No projeto de reforma do CC, elaborado pela Comissão de Juristas nomeada no Senado Federal, pretende-se ampliar as hipóteses de indignidade e de deserdação, sendo a principal delas, de lege ferenda, o abandono afetivo.

Nesse contexto, o inciso I do art. 1.814 passará a mencionar que são excluídos da sucessão os herdeiros ou legatários que tiverem sido autores, coautores ou partícipes de crime doloso, ato infracional, ou tentativa destes, contra a pessoa de cuja sucessão se tratar, seu cônjuge, convivente, ascendente ou descendente. No inciso II, passarão a ser mencionados aqueles que tiverem sido destituídos da autoridade parental da pessoa de cuja sucessão se tratar. E, por fim, no inciso IV, os que tiverem deixado de prestar assistência material ou incorrido em abandono afetivo voluntário e injustificado contra o autor da herança.

A respeito da deserdação, o art. 1.962 passará a expressar, igualmente com o texto ampliado, no seu inciso I, a ofensa à integridade física ou psicológica; e, no seu inciso III, o desamparo material e abandono afetivo voluntário e injustificado do ascendente pelo descendente. Revoga-se o atual inciso IV do comando, que trata das antes mencionadas relações ilícitas, hoje consideradas superadas e distantes da realidade social. Em espelhamento necessário, essas mudanças são efetivadas no art. 1.963, incluindo-se no seu inciso IV o desamparo material e o abandono afetivo voluntário e injustificado do filho ou neto.

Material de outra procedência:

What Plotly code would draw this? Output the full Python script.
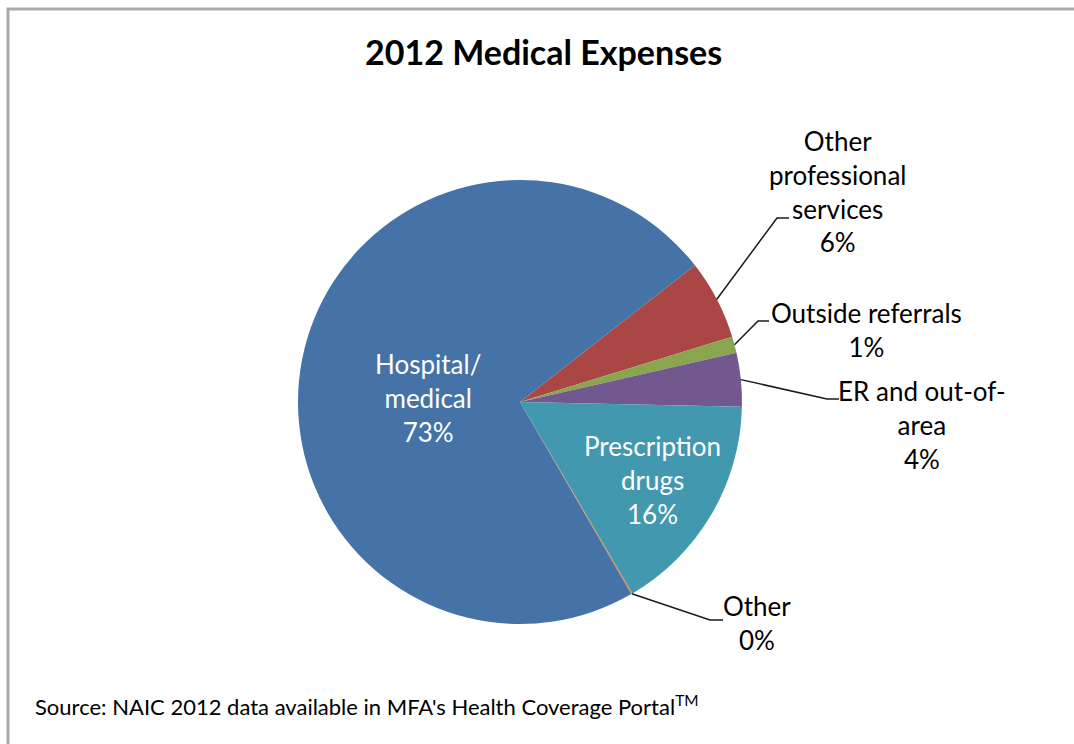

Penso que essa ampliação é mais do que necessária, atendendo-se ao clamor doutrinário, sobretudo na inclusão do abandono afetivo, hoje inexistente na norma, e que não pode fundamentar atualmente a indignidade ou a deserdação, por ser a herança um direito fundamental protegido no Texto Maior. Cabe pontuar que, apesar de a lei 15.240/25 ter consagrado o seu tratamento como ato ilícito civil, alterando os arts. 4.º e 5.º do Estatuto da Criança e do Adolescente, para que gere a perda do direito fundamental à herança, deve ser incluído nas normas específicas sucessórias em estudo.

Como última observação sobre o tema, também se almeja alterar no projeto de reforma do CC o art. 92 do CP, para se prever que são efeitos da condenação criminal, de forma automática, no seu novo inciso VI, "a indignidade sucessória, quando o autor, coautor ou partícipe de crime doloso, tentado ou consumado: a) for herdeiro legítimo, herdeiro testamentário ou legatário da vítima; b) praticar o crime com interesse na destinação do patrimônio hereditário, mesmo que não possua vínculo".

Essa proposição também é salutar, há tempos pleiteada pelos sucessionistas brasileiros, como é o meu caso, de Mario Delgado e de Giselda Maria Fernandes Novaes Hironaka, que integraram a Subcomissão de Direito das Sucessões, sendo imperiosa a sua aprovação pelo Parlamento Brasileiro.